A pleasant promenade leads alongside the Inn River. On the opposite shore stands Mariahilf Kirche, a twin-towered hilltop pilgrimage church dating to 1627.
Dating to c. 1250, the Schaiblingsturm is a remnant of the town’s medieval fortifications.
The nearby Kirche St Michael is a 17th c. Jesuit church.
The Altes Rathaus was founded in 1398. It is situated in a square on the banks of the Danube. Markings on the side of the building show the water levels of various floods through the centuries.
Dom St Stephan is the town’s late-Gothic cathedral, constructed between 1407-1530. It boasts a 17th c. Baroque nave with sumptuous stucco decoration. The organ, though modern (1928) is one of the largest in the world with over 17,000 pipes and 231 stops.
St Paul’s is a pretty Baroque church dating to 1678. It is located on Rinder Markt, the towns’ former cattle market.
The video ends with a series of still photos, many of which were taken by my wife, Pam, but the first photo is one of mine.

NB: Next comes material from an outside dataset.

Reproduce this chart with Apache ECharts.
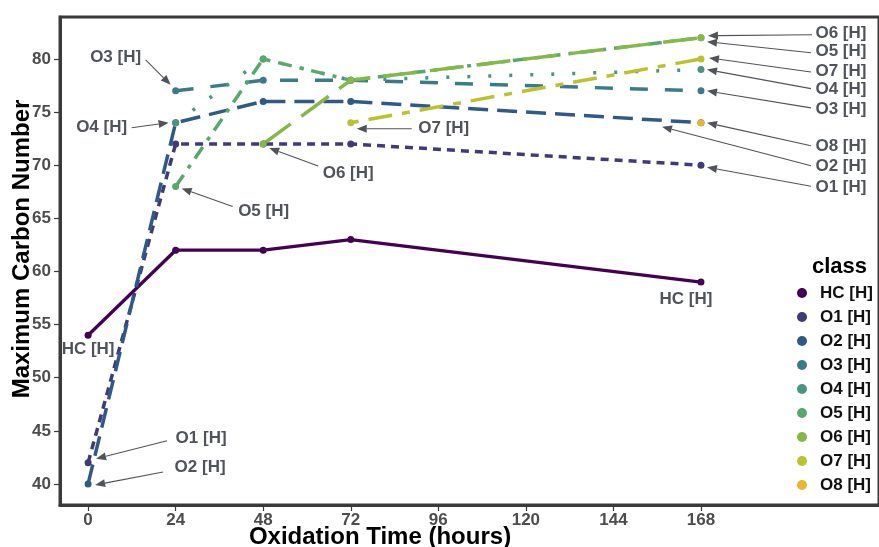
<!DOCTYPE html>
<html>
<head>
<meta charset="utf-8">
<script src="https://cdn.jsdelivr.net/npm/echarts@6/dist/echarts.min.js"></script>
<style>
  html, body { margin: 0; padding: 0; background: #fff; }
  #main { width: 879px; height: 547px; }
</style>
</head>
<body>
<div id="main"></div>
<script>
// data
var hours = [0, 24, 48, 72, 168];
var classes = ['HC [H]', 'O1 [H]', 'O2 [H]', 'O3 [H]', 'O4 [H]', 'O5 [H]', 'O6 [H]', 'O7 [H]', 'O8 [H]'];
var hcVals = [54, 62, 62, 63, 59];
var o1Vals = [42, 72, 72, 72, 70];
var o2Vals = [40, 74, 76, 76, 74];
var o3Vals = [null, 77, 78, 78, 77];
var o4Vals = [null, 74, 80, 78, 79];
var o5Vals = [null, 68, 80, 78, 82];
var o6Vals = [null, null, 72, 78, 82];
var o7Vals = [null, null, null, 74, 80];
var o8Vals = [null, null, null, null, 74];
var xTicks = [0, 24, 48, 72, 96, 120, 144, 168];
var yTicks = [40, 45, 50, 55, 60, 65, 70, 75, 80];

var allVals = [hcVals, o1Vals, o2Vals, o3Vals, o4Vals, o5Vals, o6Vals, o7Vals, o8Vals];
var colors = ['#440154', '#3f3a78', '#2f5a87', '#3a7b8b', '#4b9482', '#58a86b', '#84b948', '#bbc12f', '#e8b531'];
var dashes = ['solid', [8, 6], [20, 9], [18, 17], [3, 18], [14, 8, 4, 8], [34, 13], [8, 10, 24, 10], 'solid'];

// repel-style labels: point they belong to, then pixel offsets for text / arrow
var notes = [
  {text: 'O3 [H]', at: [24, 77], off: [-60, -34], from: [-30, -31], to: [-5, -6]},
  {text: 'O4 [H]', at: [24, 74], off: [-74, 5], from: [-44, 5], to: [-7, 0]},
  {text: 'O6 [H]', at: [48, 72], off: [85, 29], from: [55, 22], to: [6, 4]},
  {text: 'O5 [H]', at: [24, 68], off: [88, 25], from: [57, 20], to: [6, 2]},
  {text: 'O7 [H]', at: [72, 74], off: [93, 6], from: [61, 6], to: [6, 6]},
  {text: 'O1 [H]', at: [0, 42], off: [113, -24], from: [79, -22], to: [8, -4]},
  {text: 'O2 [H]', at: [0, 40], off: [112, -17], from: [75, -12], to: [7, 1]},
  {text: 'HC [H]', at: [0, 54], off: [0, 14]},
  {text: 'HC [H]', at: [168, 59], off: [-15, 17]},
  {text: 'O6 [H]', at: [168, 82], off: [140, -4], from: [111, -3], to: [7, -2]},
  {text: 'O5 [H]', at: [168, 82], off: [140, 14], from: [110, 15], to: [6, 4]},
  {text: 'O7 [H]', at: [168, 80], off: [140, 12], from: [110, 13], to: [8, -1]},
  {text: 'O4 [H]', at: [168, 79], off: [140, 20], from: [110, 19], to: [6, 0]},
  {text: 'O3 [H]', at: [168, 77], off: [140, 18], from: [110, 17], to: [6, 0]},
  {text: 'O8 [H]', at: [168, 74], off: [140, 24], from: [110, 23], to: [6, 0]},
  {text: 'O2 [H]', at: [168, 74], off: [140, 44], from: [110, 43], to: [-39, 4]},
  {text: 'O1 [H]', at: [168, 70], off: [140, 22], from: [110, 21], to: [6, 2]}
];

var FONT = '"Liberation Sans", Arial, sans-serif';
var myChart = echarts.init(document.getElementById('main'));

var series = classes.map(function (name, i) {
  var pts = [];
  allVals[i].forEach(function (v, j) {
    if (v != null) pts.push([hours[j], v]);
  });
  return {
    name: name,
    type: 'line',
    data: pts,
    symbol: 'circle',
    symbolSize: 7,
    showSymbol: true,
    animation: false,
    itemStyle: {color: colors[i]},
    lineStyle: {color: colors[i], width: i === 0 ? 3.3 : 3.5, type: dashes[i], cap: 'butt'},
    emphasis: {disabled: true}
  };
});

var axisLineStyle = {show: true, onZero: false, lineStyle: {color: '#3a3a3a', width: 3}};

var option = {
  animation: false,
  grid: {
    left: 60, right: 0, top: 17, bottom: 42,
    show: true, borderColor: '#3a3a3a', borderWidth: 3, backgroundColor: 'transparent'
  },
  xAxis: {
    type: 'value',
    min: -7.7,
    max: 216.8,
    axisLine: axisLineStyle,
    splitLine: {show: false},
    axisTick: {show: true, customValues: xTicks, length: 6, lineStyle: {color: '#3a3a3a', width: 1.2}},
    axisLabel: {customValues: xTicks, color: '#4d4d4d', fontFamily: FONT, fontWeight: 'bold', fontSize: 17, margin: 7}
  },
  yAxis: {
    type: 'value',
    min: 38.02,
    max: 83.95,
    axisLine: axisLineStyle,
    splitLine: {show: false},
    axisTick: {show: true, customValues: yTicks, length: 6, lineStyle: {color: '#3a3a3a', width: 1.2}},
    axisLabel: {customValues: yTicks, color: '#4d4d4d', fontFamily: FONT, fontWeight: 'bold', fontSize: 17, margin: 9}
  },
  legend: {
    data: classes,
    orient: 'vertical',
    left: 792,
    top: 279,
    icon: 'circle',
    itemWidth: 10,
    itemHeight: 10,
    itemGap: 6,
    selectedMode: false,
    textStyle: {color: '#111', fontFamily: FONT, fontWeight: 'bold', fontSize: 17, lineHeight: 18, padding: [0, 0, 0, 8]}
  },
  series: series,
  graphic: [
    {type: 'text', left: 812, top: 256, style: {text: 'class', fill: '#000', font: 'bold 22px ' + FONT}},
    {type: 'text', x: 380, y: 537, style: {text: 'Oxidation Time (hours)', fill: '#000', font: 'bold 24px ' + FONT, textAlign: 'center', textVerticalAlign: 'middle'}},
    {type: 'text', x: 22, y: 249, rotation: Math.PI / 2, style: {text: 'Maximum Carbon Number', fill: '#000', font: 'bold 24px ' + FONT, textAlign: 'center', textVerticalAlign: 'middle'}}
  ]
};
myChart.setOption(option);

// labels + arrows placed from the point positions the axes give
var extra = [];
notes.forEach(function (n) {
  var p = myChart.convertToPixel({gridIndex: 0}, n.at);
  extra.push({
    type: 'text', z: 100, x: p[0] + n.off[0], y: p[1] + n.off[1],
    style: {text: n.text, fill: '#50545a', font: 'bold 17px ' + FONT, textAlign: 'center', textVerticalAlign: 'middle'}
  });
  if (n.from) {
    var x1 = p[0] + n.from[0], y1 = p[1] + n.from[1];
    var x2 = p[0] + n.to[0], y2 = p[1] + n.to[1];
    var ang = Math.atan2(y2 - y1, x2 - x1);
    var L = 10, W = 4;
    var bx = x2 - L * Math.cos(ang), by = y2 - L * Math.sin(ang);
    extra.push({type: 'line', z: 100, shape: {x1: x1, y1: y1, x2: bx, y2: by}, style: {stroke: '#50545a', lineWidth: 1.1}});
    extra.push({
      type: 'polygon', z: 100,
      shape: {points: [[x2, y2], [bx + W * Math.sin(ang), by - W * Math.cos(ang)], [bx - W * Math.sin(ang), by + W * Math.cos(ang)]]},
      style: {fill: '#50545a'}
    });
  }
});
myChart.setOption({graphic: option.graphic.concat(extra)});
</script>
</body>
</html>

It’s of a bronze bust of Emerenz Meier, a 19th c. poet who lived in Passau. She achieved considerable recognition but probably never fulfilled her full potential due to the domestic expectations placed on women of her era. The people of Passau erected this statue and plaque in her honor, incorporating several lines that she composed late in her career: “If Goethe had to prepare supper and salt the dumplings, if Schiller had to wash the dishes, if Heine had to mend what he had worn, clean the rooms, kill the bugs — Oh the menfolk, none of them would have become great poets.”